§ GIVEN RECORDS
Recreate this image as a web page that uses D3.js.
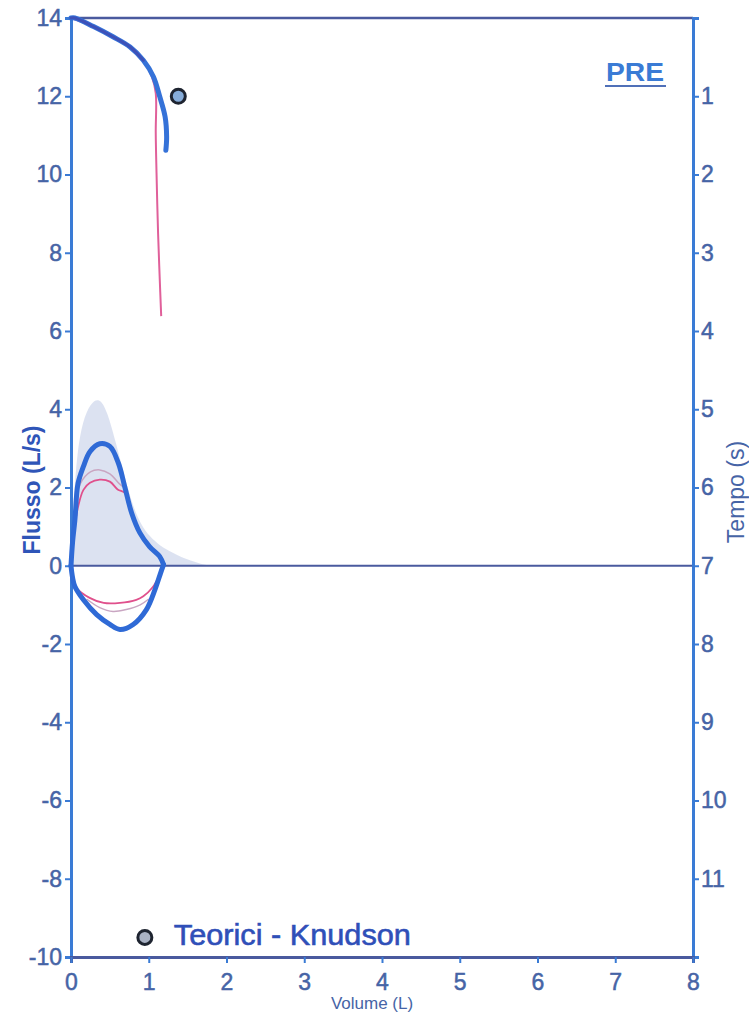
<!DOCTYPE html>
<html><head><meta charset="utf-8">
<script src="https://cdn.jsdelivr.net/npm/d3@7"></script>
<style>html,body{margin:0;padding:0;background:#fff;overflow:hidden}</style>
</head><body>
<svg id="c" width="749" height="1015"></svg>
<script>
// ---- data ----
const flowTicks = [-10,-8,-6,-4,-2,0,2,4,6,8,10,12,14];
const timeTicks = [1,2,3,4,5,6,7,8,9,10,11];
const volTicks = [0,1,2,3,4,5,6,7,8];
// flow-volume, best trial (blue): [volume, flow]
const blueExp = [[0,0],[0.02,0.6],[0.05,1.17],[0.09,2.1],[0.16,2.54],[0.245,2.92],[0.37,3.12],[0.5,3.05],[0.61,2.62],[0.69,2.03],[0.78,1.35],[0.886,0.84],[1.01,0.49],[1.14,0.24],[1.19,0.03]];
const blueInsp = [[1.19,0.03],[1.15,-0.2],[1.08,-0.61],[0.97,-1.12],[0.8,-1.5],[0.63,-1.63],[0.5,-1.5],[0.33,-1.25],[0.16,-0.87],[0.05,-0.53],[0.02,-0.3],[0,0]];
// second trial (pink)
const pinkExp = [[0,0],[0.04,0.9],[0.09,1.5],[0.16,1.94],[0.244,2.12],[0.37,2.2],[0.5,2.15],[0.6,1.95],[0.7,1.85],[0.78,1.35],[0.886,0.84],[1.01,0.49],[1.14,0.24],[1.18,0]];
const pinkInsp = [[1.15,-0.2],[1.05,-0.55],[0.93,-0.78],[0.84,-0.87],[0.63,-0.95],[0.42,-0.95],[0.24,-0.82],[0.07,-0.57],[0.02,-0.4]];
// third trial (faint)
const greyExp = [[0.05,1.5],[0.12,2.1],[0.25,2.4],[0.37,2.45],[0.5,2.35],[0.62,2.1],[0.68,2.0]];
const greyInsp = [[1.0,-0.85],[0.89,-1.0],[0.71,-1.12],[0.54,-1.17],[0.37,-1.07],[0.2,-0.85]];
// predicted flow-volume area (Knudson)
const predArea = [[0,0],[0.03,1.6],[0.08,2.9],[0.15,3.7],[0.25,4.15],[0.36,4.3],[0.46,4.0],[0.59,3.05],[0.7,2.2],[0.8,1.5],[0.9,1.05],[1.01,0.75],[1.15,0.5],[1.31,0.33],[1.5,0.15],[1.66,0.05],[1.8,0]];
// volume-time: [volume, time]
const blueVT = [[0,0],[0.05,0.0],[0.29,0.11],[0.54,0.24],[0.76,0.37],[0.93,0.54],[1.06,0.75],[1.14,1.0],[1.21,1.26],[1.23,1.52],[1.22,1.69]];
const pinkVT = [[0,0],[0.29,0.11],[0.54,0.24],[0.76,0.37],[0.93,0.54],[1.04,0.75],[1.09,0.96],[1.09,1.47],[1.1,1.98],[1.12,2.75],[1.14,3.3],[1.16,3.81]];
const predFEV1 = [1.38, 1.0];   // [volume, time]
const legendPt = [0.95, -9.5];  // [volume, flow]

// ---- scales ----
const svg = d3.select("#c");
const x = d3.scaleLinear().domain([0,8]).range([71,693]);
const y = d3.scaleLinear().domain([-10,14]).range([957,18]);
const t = d3.scaleLinear().domain([0,12]).range([18,957]);

const tickCol = "#4664a6";
const axisBlue = "#3a7bd5";
const darkLine = "#4a5a9e";
const fmt = d => String(d).replace("\u2212","-");

// predicted area
svg.append("path").datum(predArea)
  .attr("d", d3.area().x(d=>x(d[0])).y0(y(0)).y1(d=>y(d[1])).curve(d3.curveBasis))
  .attr("fill","#d3dbee").attr("opacity",0.8);

// frame lines
svg.append("line").attr("x1",x(0)).attr("x2",x(8)).attr("y1",y(14)).attr("y2",y(14))
  .attr("stroke",darkLine).attr("stroke-width",2.5);
svg.append("line").attr("x1",x(0)).attr("x2",x(8)).attr("y1",y(0)).attr("y2",y(0))
  .attr("stroke",darkLine).attr("stroke-width",2);

// axes
const fontFam = "'Liberation Sans', Arial, sans-serif";
const gL = svg.append("g").attr("transform",`translate(${x(0)},0)`)
  .call(d3.axisLeft(y).tickValues(flowTicks).tickFormat(fmt).tickSize(6).tickPadding(3));
const gR = svg.append("g").attr("transform",`translate(${x(8)},0)`)
  .call(d3.axisRight(t).tickValues(timeTicks).tickFormat(fmt).tickSize(6).tickPadding(2));
const gB = svg.append("g").attr("transform",`translate(0,${y(-10)})`)
  .call(d3.axisBottom(x).tickValues(volTicks).tickFormat(fmt).tickSize(6).tickPadding(11));
[gL,gR,gB].forEach(g=>{
  g.select(".domain").attr("stroke",axisBlue).attr("stroke-width",3);
  g.selectAll(".tick line").attr("stroke",axisBlue).attr("stroke-width",2);
  g.selectAll(".tick text").attr("fill",tickCol).attr("stroke",tickCol).attr("stroke-width",0.5)
    .attr("font-size",23).attr("font-family",fontFam);
});
gB.select(".domain").attr("stroke",darkLine);

const line = d3.line().x(d=>x(d[0])).y(d=>y(d[1])).curve(d3.curveCatmullRom);
const lineVT = d3.line().x(d=>x(d[0])).y(d=>t(d[1])).curve(d3.curveCatmullRom);

// faint third trial
[greyExp, greyInsp].forEach(s=>svg.append("path").datum(s).attr("d",line)
  .attr("fill","none").attr("stroke","#c9a6c2").attr("stroke-width",1.5));
// pink trial
[pinkExp, pinkInsp].forEach(s=>svg.append("path").datum(s).attr("d",line)
  .attr("fill","none").attr("stroke","#e0508c").attr("stroke-width",1.8));
svg.append("path").datum(pinkVT).attr("d",lineVT)
  .attr("fill","none").attr("stroke","#e0609a").attr("stroke-width",2);
// blue best trial
[blueExp, blueInsp].forEach(s=>svg.append("path").datum(s).attr("d",line)
  .attr("fill","none").attr("stroke","#2f6ad6").attr("stroke-width",5).attr("stroke-linejoin","round").attr("stroke-linecap","round"));
svg.append("path").datum(blueVT).attr("d",lineVT)
  .attr("fill","none").attr("stroke","#3572d8").attr("stroke-width",5).attr("stroke-linecap","round");
svg.append("path").datum(blueVT.slice(0,6)).attr("d",lineVT)
  .attr("fill","none").attr("stroke","#4048b0").attr("stroke-width",3).attr("stroke-linecap","round").attr("opacity",0.8);

// predicted marker
svg.append("circle").attr("cx",x(predFEV1[0])).attr("cy",t(predFEV1[1])).attr("r",7)
  .attr("fill","#86acd9").attr("stroke","#1e2430").attr("stroke-width",3);
// legend
svg.append("circle").attr("cx",x(legendPt[0])).attr("cy",y(legendPt[1])).attr("r",7)
  .attr("fill","#a9b2c4").attr("stroke","#1e2430").attr("stroke-width",3);
svg.append("text").attr("x",x(legendPt[0])+29).attr("y",945)
  .attr("font-family",fontFam).attr("font-size",30).attr("fill","#2f4fb8")
  .attr("stroke","#2f4fb8").attr("stroke-width",0.6).attr("textLength",237).attr("lengthAdjust","spacingAndGlyphs")
  .text("Teorici - Knudson");

// PRE
svg.append("text").attr("x",606).attr("y",81).attr("font-family",fontFam).attr("font-weight","bold")
  .attr("font-size",26).attr("fill",axisBlue).attr("textLength",58).attr("lengthAdjust","spacingAndGlyphs").text("PRE");
svg.append("line").attr("x1",605).attr("x2",666).attr("y1",86).attr("y2",86)
  .attr("stroke","#5070b8").attr("stroke-width",2);

// axis titles
svg.append("text").attr("transform",`translate(40,490) rotate(-90)`).attr("text-anchor","middle")
  .attr("font-family",fontFam).attr("font-weight","bold").attr("font-size",23).attr("fill","#2f55b8").text("Flusso (L/s)");
svg.append("text").attr("transform",`translate(744,492) rotate(-90)`).attr("text-anchor","middle")
  .attr("font-family",fontFam).attr("font-size",23).attr("fill","#4664a6").text("Tempo (s)");
svg.append("text").attr("x",372).attr("y",1009).attr("text-anchor","middle")
  .attr("font-family",fontFam).attr("font-size",17).attr("fill","#4664a6").text("Volume (L)");
</script>
</body></html>
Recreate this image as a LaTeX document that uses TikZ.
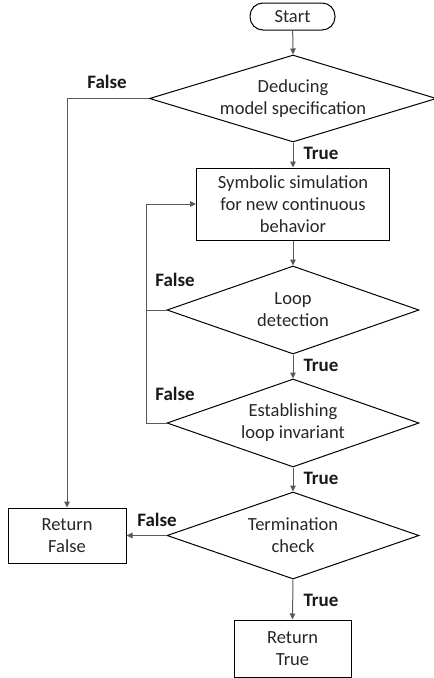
\documentclass[tikz,border=0pt]{standalone}
\usepackage{fontspec}
\setmainfont{Carlito}
\usetikzlibrary{shapes.geometric,arrows.meta}
\tikzset{
  base/.style={draw=black, line width=1pt, inner sep=0pt},
  terminal/.style={base, rounded corners=13pt, minimum width=85pt, minimum height=27pt},
  process/.style={base, rectangle},
  decision/.style={base, diamond},
  body/.style={align=center, font=\fontsize{18.5}{22}\selectfont, text=black!85},
  branch/.style={font=\bfseries\fontsize{19}{20}\selectfont, text=black!90},
  flow/.style={draw=black!65, line width=1pt, -{Triangle[length=6pt,width=5.5pt]}},
  plain/.style={draw=black!65, line width=1pt}
}
\begin{document}
\begin{tikzpicture}[x=1pt, y=-1pt]
  \useasboundingbox (0,0) rectangle (434,678);

  % start terminal
  \node[terminal] (start) at (292.5,16.5) {};
  \node[body] at (start) {Start};

  % first decision
  \node[decision, minimum width=287pt, minimum height=87pt] (d1) at (293,98.5) {};
  \node[body] at (d1) {Deducing\\model specification};

  % simulation step
  \node[process, minimum width=193pt, minimum height=72pt] (sym) at (293,204) {};
  \node[body] at (sym) {Symbolic simulation\\for new continuous\\behavior};

  % loop detection
  \node[decision, minimum width=252pt, minimum height=88pt] (d2) at (293,310) {};
  \node[body] at (d2) {Loop\\detection};

  % invariant
  \node[decision, minimum width=252pt, minimum height=88pt] (d3) at (293,423) {};
  \node[body] at (d3) {Establishing\\loop invariant};

  % termination
  \node[decision, minimum width=252pt, minimum height=87pt] (d4) at (293,535.5) {};
  \node[body] at (d4) {Termination\\check};

  % results
  \node[process, minimum width=118pt, minimum height=55pt] (rf) at (67,535.5) {};
  \node[body] at (rf) {Return\\False};
  \node[process, minimum width=117pt, minimum height=57pt] (rt) at (292.5,648.5) {};
  \node[body] at (rt) {Return\\True};

  % loop-back column
  \coordinate (lp) at (146,204);

  % connectors
  \draw[flow] (start) -- (d1.north);
  \draw[flow] (d1.west) -| (rf.north);
  \draw[flow] (d1.south) -- (sym.north);
  \draw[flow] (sym.south) -- (d2.north);
  \draw[plain] (d2.west) -- (d2.west -| lp);
  \draw[flow] (d3.west) -| (lp) -- (sym.west);
  \draw[flow] (d2.south) -- (d3.north);
  \draw[flow] (d3.south) -- (d4.north);
  \draw[flow] (d4.west) -- (rf.east);
  \draw[flow] (d4.south) -- (rt.north);

  % branch labels
  \node[branch] (f1) at (107,82) {False};
  \node[branch] (t1) at (321,153) {True};
  \node[branch] (f2) at (175,280) {False};
  \node[branch] (t2) at (321,365) {True};
  \node[branch] (f3) at (175,394) {False};
  \node[branch] (t3) at (321,478) {True};
  \node[branch] (f4) at (157,520) {False};
  \node[branch] (t4) at (321,600) {True};
\end{tikzpicture}
\end{document}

§ WHAT IS NEEDED
For the entries shown above, give the number of lines that include the word "uses", without any other text.

§ OUTPUT OF THE EXERCISE
2